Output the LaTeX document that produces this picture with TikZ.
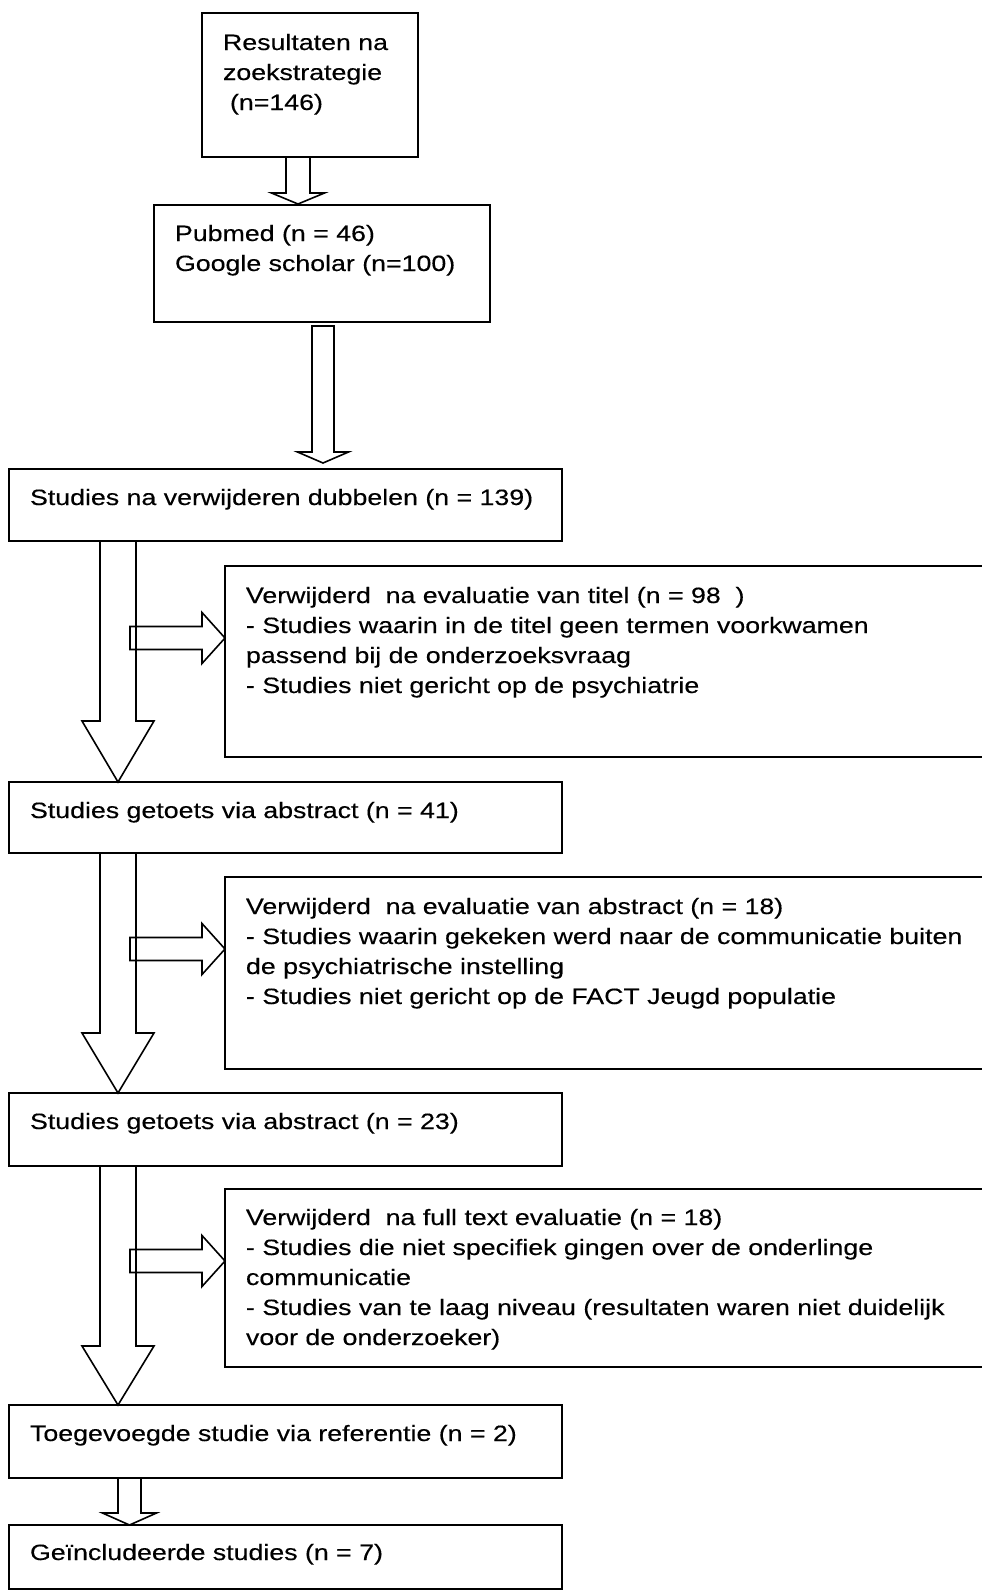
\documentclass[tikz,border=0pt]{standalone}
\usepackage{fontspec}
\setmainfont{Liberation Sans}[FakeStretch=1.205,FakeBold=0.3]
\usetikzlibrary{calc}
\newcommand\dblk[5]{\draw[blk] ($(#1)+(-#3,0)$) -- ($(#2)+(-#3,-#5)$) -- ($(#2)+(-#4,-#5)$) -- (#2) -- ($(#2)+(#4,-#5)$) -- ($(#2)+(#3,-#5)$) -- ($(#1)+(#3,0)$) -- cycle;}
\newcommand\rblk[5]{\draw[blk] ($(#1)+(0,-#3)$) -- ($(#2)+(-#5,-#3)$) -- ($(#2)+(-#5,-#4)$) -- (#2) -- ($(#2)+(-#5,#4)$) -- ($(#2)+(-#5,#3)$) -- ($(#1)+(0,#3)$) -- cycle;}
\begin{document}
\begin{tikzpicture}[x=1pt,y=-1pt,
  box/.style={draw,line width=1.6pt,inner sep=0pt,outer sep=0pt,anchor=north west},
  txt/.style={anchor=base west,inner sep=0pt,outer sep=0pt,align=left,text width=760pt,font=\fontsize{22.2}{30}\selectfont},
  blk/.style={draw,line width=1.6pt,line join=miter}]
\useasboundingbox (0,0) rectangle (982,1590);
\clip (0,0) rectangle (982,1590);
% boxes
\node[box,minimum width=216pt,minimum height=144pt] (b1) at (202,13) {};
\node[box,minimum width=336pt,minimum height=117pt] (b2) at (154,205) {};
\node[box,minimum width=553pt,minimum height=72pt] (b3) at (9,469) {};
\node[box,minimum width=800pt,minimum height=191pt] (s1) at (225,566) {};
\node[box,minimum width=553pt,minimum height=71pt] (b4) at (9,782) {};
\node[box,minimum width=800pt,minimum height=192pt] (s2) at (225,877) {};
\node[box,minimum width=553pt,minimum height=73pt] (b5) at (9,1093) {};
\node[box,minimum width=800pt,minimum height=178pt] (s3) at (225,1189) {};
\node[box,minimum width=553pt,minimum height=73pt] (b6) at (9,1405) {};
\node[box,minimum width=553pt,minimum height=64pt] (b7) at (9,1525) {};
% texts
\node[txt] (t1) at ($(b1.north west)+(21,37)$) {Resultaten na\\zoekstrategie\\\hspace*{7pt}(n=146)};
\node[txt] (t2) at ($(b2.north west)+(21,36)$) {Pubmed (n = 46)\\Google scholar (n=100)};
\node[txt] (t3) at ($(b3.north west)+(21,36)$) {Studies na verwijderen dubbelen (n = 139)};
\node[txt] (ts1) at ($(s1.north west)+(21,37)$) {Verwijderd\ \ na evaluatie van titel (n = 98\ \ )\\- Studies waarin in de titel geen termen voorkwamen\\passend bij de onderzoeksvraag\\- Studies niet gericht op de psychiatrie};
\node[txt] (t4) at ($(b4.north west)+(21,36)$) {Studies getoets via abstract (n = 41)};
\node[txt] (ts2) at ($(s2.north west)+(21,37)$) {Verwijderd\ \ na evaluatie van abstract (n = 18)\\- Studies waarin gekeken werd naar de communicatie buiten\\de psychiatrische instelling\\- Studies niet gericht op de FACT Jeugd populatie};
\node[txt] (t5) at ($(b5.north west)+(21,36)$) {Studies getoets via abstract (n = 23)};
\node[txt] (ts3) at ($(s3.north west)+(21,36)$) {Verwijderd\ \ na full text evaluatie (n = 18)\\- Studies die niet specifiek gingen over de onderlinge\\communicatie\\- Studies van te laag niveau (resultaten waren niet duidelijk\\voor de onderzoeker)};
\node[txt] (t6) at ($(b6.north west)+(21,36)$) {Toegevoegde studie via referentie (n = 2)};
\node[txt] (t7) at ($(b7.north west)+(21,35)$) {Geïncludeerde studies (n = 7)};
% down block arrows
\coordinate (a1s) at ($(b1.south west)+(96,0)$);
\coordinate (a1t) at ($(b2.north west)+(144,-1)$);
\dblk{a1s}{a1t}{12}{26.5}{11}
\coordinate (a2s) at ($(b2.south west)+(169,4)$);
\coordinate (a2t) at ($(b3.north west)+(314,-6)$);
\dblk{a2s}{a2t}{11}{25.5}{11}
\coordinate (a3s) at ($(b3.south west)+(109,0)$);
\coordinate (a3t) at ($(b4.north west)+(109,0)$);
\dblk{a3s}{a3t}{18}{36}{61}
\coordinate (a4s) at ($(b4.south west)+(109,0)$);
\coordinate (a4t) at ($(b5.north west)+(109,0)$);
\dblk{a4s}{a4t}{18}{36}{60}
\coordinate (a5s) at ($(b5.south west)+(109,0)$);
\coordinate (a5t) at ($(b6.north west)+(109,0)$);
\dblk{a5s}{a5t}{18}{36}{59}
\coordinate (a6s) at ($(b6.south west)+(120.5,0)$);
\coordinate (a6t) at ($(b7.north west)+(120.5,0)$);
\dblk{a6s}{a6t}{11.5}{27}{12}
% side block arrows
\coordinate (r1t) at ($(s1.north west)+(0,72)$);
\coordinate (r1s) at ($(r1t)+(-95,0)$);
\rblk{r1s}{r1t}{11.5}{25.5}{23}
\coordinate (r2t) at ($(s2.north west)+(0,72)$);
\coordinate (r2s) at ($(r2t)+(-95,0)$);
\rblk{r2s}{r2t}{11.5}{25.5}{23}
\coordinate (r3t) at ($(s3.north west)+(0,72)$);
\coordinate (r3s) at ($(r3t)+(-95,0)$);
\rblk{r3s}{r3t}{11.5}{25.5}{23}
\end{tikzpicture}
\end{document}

------

## Goal
Write out each line of the data exactly; the images should be left out.

## Task solution
Output the LaTeX document that produces this picture with TikZ.
\documentclass[tikz,border=0pt]{standalone}
\usepackage{fontspec}
\setmainfont{Liberation Sans}[FakeStretch=1.205,FakeBold=0.3]
\usetikzlibrary{calc}
\newcommand\dblk[5]{\draw[blk] ($(#1)+(-#3,0)$) -- ($(#2)+(-#3,-#5)$) -- ($(#2)+(-#4,-#5)$) -- (#2) -- ($(#2)+(#4,-#5)$) -- ($(#2)+(#3,-#5)$) -- ($(#1)+(#3,0)$) -- cycle;}
\newcommand\rblk[5]{\draw[blk] ($(#1)+(0,-#3)$) -- ($(#2)+(-#5,-#3)$) -- ($(#2)+(-#5,-#4)$) -- (#2) -- ($(#2)+(-#5,#4)$) -- ($(#2)+(-#5,#3)$) -- ($(#1)+(0,#3)$) -- cycle;}
\begin{document}
\begin{tikzpicture}[x=1pt,y=-1pt,
  box/.style={draw,line width=1.6pt,inner sep=0pt,outer sep=0pt,anchor=north west},
  txt/.style={anchor=base west,inner sep=0pt,outer sep=0pt,align=left,text width=760pt,font=\fontsize{22.2}{30}\selectfont},
  blk/.style={draw,line width=1.6pt,line join=miter}]
\useasboundingbox (0,0) rectangle (982,1590);
\clip (0,0) rectangle (982,1590);
% boxes
\node[box,minimum width=216pt,minimum height=144pt] (b1) at (202,13) {};
\node[box,minimum width=336pt,minimum height=117pt] (b2) at (154,205) {};
\node[box,minimum width=553pt,minimum height=72pt] (b3) at (9,469) {};
\node[box,minimum width=800pt,minimum height=191pt] (s1) at (225,566) {};
\node[box,minimum width=553pt,minimum height=71pt] (b4) at (9,782) {};
\node[box,minimum width=800pt,minimum height=192pt] (s2) at (225,877) {};
\node[box,minimum width=553pt,minimum height=73pt] (b5) at (9,1093) {};
\node[box,minimum width=800pt,minimum height=178pt] (s3) at (225,1189) {};
\node[box,minimum width=553pt,minimum height=73pt] (b6) at (9,1405) {};
\node[box,minimum width=553pt,minimum height=64pt] (b7) at (9,1525) {};
% texts
\node[txt] (t1) at ($(b1.north west)+(21,37)$) {Resultaten na\\zoekstrategie\\\hspace*{7pt}(n=146)};
\node[txt] (t2) at ($(b2.north west)+(21,36)$) {Pubmed (n = 46)\\Google scholar (n=100)};
\node[txt] (t3) at ($(b3.north west)+(21,36)$) {Studies na verwijderen dubbelen (n = 139)};
\node[txt] (ts1) at ($(s1.north west)+(21,37)$) {Verwijderd\ \ na evaluatie van titel (n = 98\ \ )\\- Studies waarin in de titel geen termen voorkwamen\\passend bij de onderzoeksvraag\\- Studies niet gericht op de psychiatrie};
\node[txt] (t4) at ($(b4.north west)+(21,36)$) {Studies getoets via abstract (n = 41)};
\node[txt] (ts2) at ($(s2.north west)+(21,37)$) {Verwijderd\ \ na evaluatie van abstract (n = 18)\\- Studies waarin gekeken werd naar de communicatie buiten\\de psychiatrische instelling\\- Studies niet gericht op de FACT Jeugd populatie};
\node[txt] (t5) at ($(b5.north west)+(21,36)$) {Studies getoets via abstract (n = 23)};
\node[txt] (ts3) at ($(s3.north west)+(21,36)$) {Verwijderd\ \ na full text evaluatie (n = 18)\\- Studies die niet specifiek gingen over de onderlinge\\communicatie\\- Studies van te laag niveau (resultaten waren niet duidelijk\\voor de onderzoeker)};
\node[txt] (t6) at ($(b6.north west)+(21,36)$) {Toegevoegde studie via referentie (n = 2)};
\node[txt] (t7) at ($(b7.north west)+(21,35)$) {Geïncludeerde studies (n = 7)};
% down block arrows
\coordinate (a1s) at ($(b1.south west)+(96,0)$);
\coordinate (a1t) at ($(b2.north west)+(144,-1)$);
\dblk{a1s}{a1t}{12}{26.5}{11}
\coordinate (a2s) at ($(b2.south west)+(169,4)$);
\coordinate (a2t) at ($(b3.north west)+(314,-6)$);
\dblk{a2s}{a2t}{11}{25.5}{11}
\coordinate (a3s) at ($(b3.south west)+(109,0)$);
\coordinate (a3t) at ($(b4.north west)+(109,0)$);
\dblk{a3s}{a3t}{18}{36}{61}
\coordinate (a4s) at ($(b4.south west)+(109,0)$);
\coordinate (a4t) at ($(b5.north west)+(109,0)$);
\dblk{a4s}{a4t}{18}{36}{60}
\coordinate (a5s) at ($(b5.south west)+(109,0)$);
\coordinate (a5t) at ($(b6.north west)+(109,0)$);
\dblk{a5s}{a5t}{18}{36}{59}
\coordinate (a6s) at ($(b6.south west)+(120.5,0)$);
\coordinate (a6t) at ($(b7.north west)+(120.5,0)$);
\dblk{a6s}{a6t}{11.5}{27}{12}
% side block arrows
\coordinate (r1t) at ($(s1.north west)+(0,72)$);
\coordinate (r1s) at ($(r1t)+(-95,0)$);
\rblk{r1s}{r1t}{11.5}{25.5}{23}
\coordinate (r2t) at ($(s2.north west)+(0,72)$);
\coordinate (r2s) at ($(r2t)+(-95,0)$);
\rblk{r2s}{r2t}{11.5}{25.5}{23}
\coordinate (r3t) at ($(s3.north west)+(0,72)$);
\coordinate (r3s) at ($(r3t)+(-95,0)$);
\rblk{r3s}{r3t}{11.5}{25.5}{23}
\end{tikzpicture}
\end{document}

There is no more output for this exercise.